Friday came and went, mostly on preparations for the Saturday. Spent majority of the day on a training course for boy/girlscout leaders about plays and games for the kids. During the training I was -in the games, of course- the following:

- a Princess
- a Monster
- a Stone
- a Bat
- a Snake
- a Pirate (HARRR!)

and I was forced to do the following

- hide
- seek
- slide on the floor
- run
- jump
- draw
- sing

and all that in 5 hours including lunch! Honestly speaking, I was finished when I got back home.

On Sunday our dogs had a Lure Coursing competition. Considering the fact that we have been neglecting the long walks in the woods for some time now, the competition went quite well. Our male was third. The points of the finalists were quite high, so I'm very pleased on his performance. I have to write about LC more sometime, as there are some real peculiarities in there. Well, as far as I have heard, the whole dog-kennel-scene is filled with peculiar aspects of human behaviour...

What is really peculiar about the typical lure-coursing competition is in fact the way people handle their dogs. Considering that the dogs run twice a zig-zagging track about 600-1000 m long, they are generally not prepared for the activity. If you think of a human athlete preparing for 800m track, he will be warming up, stretching and concentrating. The dog athletes are generally taken to the track and let loose.

After a race, a human athlete will cool himself down, use some recovery drinks and foods and stretch and relax. Dog athletes, on the other hand, are walked to the car and stuffed in to wait for the next lap.

For us it's somewhat different. Our main concern is that the dogs are fit, well and willing to compete in full in the next competition, too. This means that in competitions we treat them as top athletes: we do a long walk with increasing intensitiy before the lap, and we cool them down with similar walk -decreasing intensity, naturally- after the lap.

This is repeated for the second lap, the finals.

All in all, the day is all walking and jogging with the dogs. We have once had a pedometer with us and it showed after a competition day that we had walked wbout 9.5 km during the day. No wonder we're as finished as the dogs as we return home!

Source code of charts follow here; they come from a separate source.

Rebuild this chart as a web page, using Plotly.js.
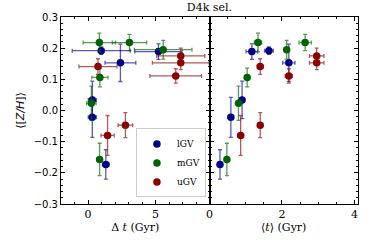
<!DOCTYPE html>
<html><head><meta charset="utf-8">
<script src="https://cdn.plot.ly/plotly-3.0.1.min.js"></script>
<style>html,body{margin:0;padding:0;background:#fff}#c{width:374px;height:249px}</style>
</head><body><div id="c"></div>
<script>
// Left panel: Delta t (Gyr)
const lGV_dt   = [0.98, 2.40, 5.22, 0.32, 0.32, 1.32];
const lGV_dtE  = [2.15, 1.14, 1.75, 0.30, 0.30, 0.25];
const mGV_dt   = [0.84, 3.07, 5.57, 0.88, 0.25, 0.86];
const mGV_dtE  = [1.20, 1.27, 2.13, 0.60, 0.35, 0.20];
const uGV_dt   = [0.74, 6.87, 6.87, 6.50, 1.45, 2.77];
const uGV_dtE  = [1.41, 1.78, 2.10, 1.91, 0.49, 0.54];
// Right panel: <t> (Gyr)
const lGV_t    = [1.64, 2.19, 1.17, 0.90, 0.59, 0.29];
const lGV_tE   = [0.12, 0.17, 0.16, 0.06, 0.07, 0.05];
const mGV_t    = [1.34, 2.64, 2.13, 1.04, 0.80, 0.48];
const mGV_tE   = [0.10, 0.17, 0.05, 0.05, 0.05, 0.05];
const uGV_t    = [1.40, 2.96, 2.96, 2.19, 0.86, 1.40];
const uGV_tE   = [0.08, 0.20, 0.20, 0.10, 0.08, 0.05];
// <[Z/H]>
const lGV_z    = [0.192, 0.153, 0.189, 0.034, -0.022, -0.173];
const lGV_zE   = [0.012, 0.060, 0.025, 0.060, 0.064, 0.047];
const mGV_z    = [0.218, 0.218, 0.195, 0.106, 0.023, -0.157];
const mGV_zE   = [0.030, 0.026, 0.030, 0.030, 0.055, 0.052];
const uGV_z    = [0.141, 0.175, 0.153, 0.111, -0.080, -0.047];
const uGV_zE   = [0.025, 0.025, 0.022, 0.023, 0.064, 0.040];

const series = [
  {name:'lGV', c:'#00008b', ec:'rgba(0,0,139,0.65)', dt:lGV_dt, dtE:lGV_dtE, t:lGV_t, tE:lGV_tE, z:lGV_z, zE:lGV_zE},
  {name:'mGV', c:'#006400', ec:'rgba(0,100,0,0.65)', dt:mGV_dt, dtE:mGV_dtE, t:mGV_t, tE:mGV_tE, z:mGV_z, zE:mGV_zE},
  {name:'uGV', c:'#8b0000', ec:'rgba(139,0,0,0.65)', dt:uGV_dt, dtE:uGV_dtE, t:uGV_t, tE:uGV_tE, z:uGV_z, zE:uGV_zE}
];
const traces = [];
series.forEach(s => {
  const err = (arr) => ({type:'data', array:arr, visible:true, color:s.ec, thickness:1.3, width:2});
  traces.push({x:s.dt, y:s.z, type:'scatter', mode:'markers', name:s.name, xaxis:'x', yaxis:'y',
    marker:{color:s.c, size:7.5}, error_x:err(s.dtE), error_y:err(s.zE)});
  traces.push({x:s.t, y:s.z, type:'scatter', mode:'markers', name:s.name, showlegend:false, xaxis:'x2', yaxis:'y2',
    marker:{color:s.c, size:7.5}, error_x:err(s.tE), error_y:err(s.zE)});
});
const serif = 'DejaVu Serif, serif';
const axBase = {showgrid:false, zeroline:false, showline:true, linecolor:'#000', linewidth:1,
  mirror:'allticks', ticks:'inside', ticklen:4, tickwidth:1, tickcolor:'#000'};
const layout = {
  width:374, height:249,
  margin:{l:61, r:16, t:17, b:45},
  paper_bgcolor:'#fff', plot_bgcolor:'#fff',
  showlegend:true,
  title:{text:'D4k sel.', font:{family:serif, size:11, color:'#000'}, x:0.56, xanchor:'center', y:0.985, yanchor:'top'},
  xaxis:Object.assign({}, axBase, {domain:[0,0.5], range:[-2,9], tickvals:[0,5], anchor:'y',
    tickfont:{family:serif, size:11, color:'#000'},
    minor:{dtick:1, ticks:'inside', ticklen:2, tickcolor:'#000'},
    title:{text:'Δ <i>t</i> (Gyr)', font:{family:serif, size:11, color:'#000'}, standoff:2}}),
  xaxis2:Object.assign({}, axBase, {domain:[0.5,1], range:[0,4.1], tickvals:[0,2,4], anchor:'y2',
    tickfont:{family:serif, size:11, color:'#000'},
    minor:{dtick:0.5, ticks:'inside', ticklen:2, tickcolor:'#000'},
    title:{text:'⟨<i>t</i>⟩ (Gyr)', font:{family:serif, size:11, color:'#000'}, standoff:2}}),
  yaxis:Object.assign({}, axBase, {range:[-0.3,0.3], tickvals:[-0.3,-0.2,-0.1,0,0.1,0.2,0.3], anchor:'x',
    ticktext:['−0.3','−0.2','−0.1','0.0','0.1','0.2','0.3'],
    tickfont:{family:'DejaVu Sans, sans-serif', size:10, color:'#000'},
    minor:{dtick:0.02, ticks:'inside', ticklen:2, tickcolor:'#000'},
    title:{text:'⟨[<i>Z/H</i>]⟩', font:{family:'DejaVu Sans, sans-serif', size:11, color:'#000'}, standoff:6}}),
  yaxis2:Object.assign({}, axBase, {range:[-0.3,0.3], tickvals:[-0.3,-0.2,-0.1,0,0.1,0.2,0.3], anchor:'x2',
    showticklabels:false,
    minor:{dtick:0.02, ticks:'inside', ticklen:2, tickcolor:'#000'}}),
  legend:{x:0.488, xanchor:'right', y:0.035, yanchor:'bottom', bgcolor:'rgba(255,255,255,0.9)',
    bordercolor:'#ccc', borderwidth:1, font:{family:serif, size:9, color:'#000'},
    itemwidth:30, tracegroupgap:0}
};
Plotly.newPlot('c', traces, layout, {displayModeBar:false, staticPlot:true});
</script></body></html>
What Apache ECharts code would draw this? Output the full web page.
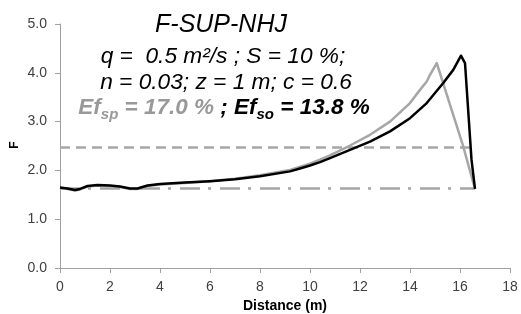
<!DOCTYPE html>
<html>
<head>
<meta charset="utf-8">
<script src="https://cdn.jsdelivr.net/npm/echarts@6/dist/echarts.min.js"></script>
<style>
html,body{margin:0;padding:0;background:#fff;}
#c{width:521px;height:314px;}
</style>
</head>
<body>
<div id="c"></div>
<script>
// Distance (m) and F values
const soX = [0, 0.3, 0.6, 0.8, 1.1, 1.5, 2.0, 2.4, 2.8, 3.1, 3.5, 4, 5, 6, 7, 8, 9.2, 9.6, 10.0, 10.4, 10.8, 11.6, 12.4, 13.2, 14.0, 14.67, 15.33, 15.73, 16.04, 16.2, 16.46, 16.6];
const soF = [1.65, 1.63, 1.60, 1.62, 1.68, 1.70, 1.69, 1.67, 1.63, 1.63, 1.69, 1.72, 1.75, 1.78, 1.82, 1.88, 1.98, 2.04, 2.10, 2.17, 2.25, 2.42, 2.59, 2.80, 3.07, 3.38, 3.79, 4.06, 4.35, 4.20, 2.22, 1.62];
const spX = [0, 0.3, 0.6, 0.8, 1.1, 1.5, 2.0, 2.4, 2.8, 3.1, 3.5, 4, 5, 6, 7, 8, 9.2, 10, 10.4, 10.8, 11.6, 12.4, 13.2, 14.0, 14.4, 14.67, 14.8, 15.07, 16.13, 16.6];
const spF = [1.64, 1.62, 1.59, 1.61, 1.67, 1.69, 1.68, 1.66, 1.62, 1.62, 1.68, 1.71, 1.74, 1.78, 1.83, 1.90, 2.01, 2.14, 2.22, 2.31, 2.51, 2.73, 3.00, 3.38, 3.65, 3.82, 3.96, 4.20, 2.49, 1.62];
const dashX = [0, 16.47];
const dashF = [2.47, 2.47];
const dotX = [0, 16.6];
const dotF = [1.63, 1.63];
const xTicks = [0, 2, 4, 6, 8, 10, 12, 14, 16, 18];
const yTicks = ['0.0', '1.0', '2.0', '3.0', '4.0', '5.0'];

const pairs = (xs, ys) => xs.map((x, i) => [x, ys[i]]);
const chart = echarts.init(document.getElementById('c'));
const axisCol = '#a0a0a0';
const labCol = '#404040';
const F = '"Liberation Sans"';
const rs = (size, col) => ({fontFamily: 'Liberation Sans', fontStyle: 'italic', fontWeight: 'bold', fontSize: size, fill: col, color: col, lineHeight: 28});
chart.setOption({
  animation: false,
  grid: {left: 60, right: 11, top: 24, bottom: 46, containLabel: false, outerBoundsMode: 'none'},
  xAxis: {
    type: 'value', min: 0, max: 18, interval: 2,
    name: 'Distance (m)', nameLocation: 'middle', nameGap: 30,
    nameTextStyle: {fontFamily: 'Liberation Sans', fontWeight: 'bold', fontSize: 14, color: '#000'},
    axisLine: {show: true, lineStyle: {color: axisCol, width: 1}},
    axisTick: {show: true, length: 5, lineStyle: {color: axisCol}},
    axisLabel: {fontFamily: 'Liberation Sans', fontSize: 14, color: labCol, margin: 12,
      formatter: v => xTicks.includes(v) ? String(v) : ''},
    splitLine: {show: false}
  },
  yAxis: {
    type: 'value', min: 0, max: 5, interval: 1,
    axisLine: {show: true, lineStyle: {color: axisCol, width: 1}},
    axisTick: {show: true, length: 5, lineStyle: {color: axisCol}},
    axisLabel: {fontFamily: 'Liberation Sans', fontSize: 14, color: labCol, margin: 13,
      formatter: v => yTicks[Math.round(v)]},
    splitLine: {show: false}
  },
  graphic: [
    {type: 'text', x: 15, y: 145, rotation: Math.PI / 2,
      style: {text: 'F', font: 'bold 12px ' + F, fill: '#000', align: 'center', verticalAlign: 'middle'}},
    {type: 'text', x: 221, y: 25,
      style: {text: 'F-SUP-NHJ', font: 'italic 25px ' + F, fill: '#000', align: 'center', verticalAlign: 'middle'}},
    {type: 'text', x: 223, y: 57,
      style: {text: 'q =  0.5 m²/s ; S = 10 %;', font: 'italic 22.7px ' + F, fill: '#000', align: 'center', verticalAlign: 'middle'}},
    {type: 'text', x: 226, y: 83,
      style: {text: 'n = 0.03; z = 1 m; c = 0.6', font: 'italic 22.7px ' + F, fill: '#000', align: 'center', verticalAlign: 'middle'}},
    {type: 'text', x: 224, y: 108,
      style: {
        text: '{g|Ef}{gs|sp}{g| = 17.0 %}{b| ; Ef}{bs|so}{b| = 13.8 %}',
        align: 'center', verticalAlign: 'middle',
        rich: {
          g: Object.assign(rs(22.5, '#999999'), {verticalAlign: 'middle'}),
          gs: Object.assign(rs(15, '#999999'), {padding: [10, 0, 0, 0], verticalAlign: 'bottom'}),
          b: Object.assign(rs(22.5, '#000000'), {verticalAlign: 'middle'}),
          bs: Object.assign(rs(15, '#000000'), {padding: [10, 0, 0, 0], verticalAlign: 'bottom'})
        }
      }}
  ],
  series: [
    {type: 'line', data: pairs(dashX, dashF), symbol: 'none', silent: true,
      lineStyle: {color: '#a6a6a6', width: 2.5, type: [10, 6]}},
    {type: 'line', data: pairs(dotX, dotF), symbol: 'none', silent: true,
      lineStyle: {color: '#a6a6a6', width: 2.5, type: [20, 8, 3, 9]}},
    {type: 'line', data: pairs(spX, spF), symbol: 'none',
      lineStyle: {color: '#a6a6a6', width: 2.5, join: 'round'}},
    {type: 'line', data: pairs(soX, soF), symbol: 'none',
      lineStyle: {color: '#000', width: 2.5, join: 'round'}}
  ]
});
</script>
</body>
</html>
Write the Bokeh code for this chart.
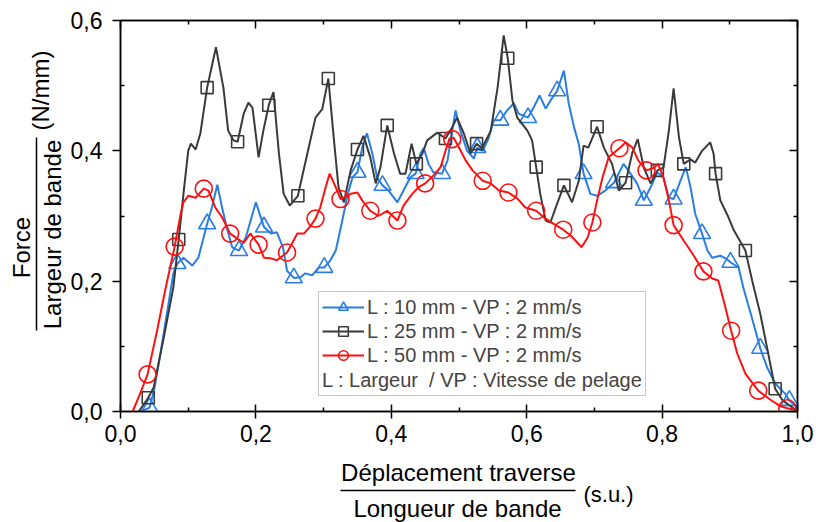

I've seen during this competition season a few dogs lose their interest in the competing. They have been the dogs who have been taken to the track without proper warming up and have been put into the car after the race, without cooling them down. In the next lap they have been stiff, sore and most probably also in some muscle pain from the earlier strain. The most peculiar thing is the fact that the owners of the dog blame the dog for the poor performance, instead of taking the time to evaluate the situation and checking what was done (and what could be done otherwise).

What does this have to do with MMO's? Not much, except that if there is a wipe, it's not necessarily the healer's or the tank's fault. It's always good to start from yourself and change the way you work before launching on others.

Point taken.

2 comments:

stylishcorpse said...

What kind of dogs do you have? I had a rescued Irish Wolfhound for a few years and he was truly, truly lovely.

Copra said...

We have four of those at home, two of which are runners, two which are growing to be.

Wolfhounds truly are the 'dogs of the kings and kings of the dogs'!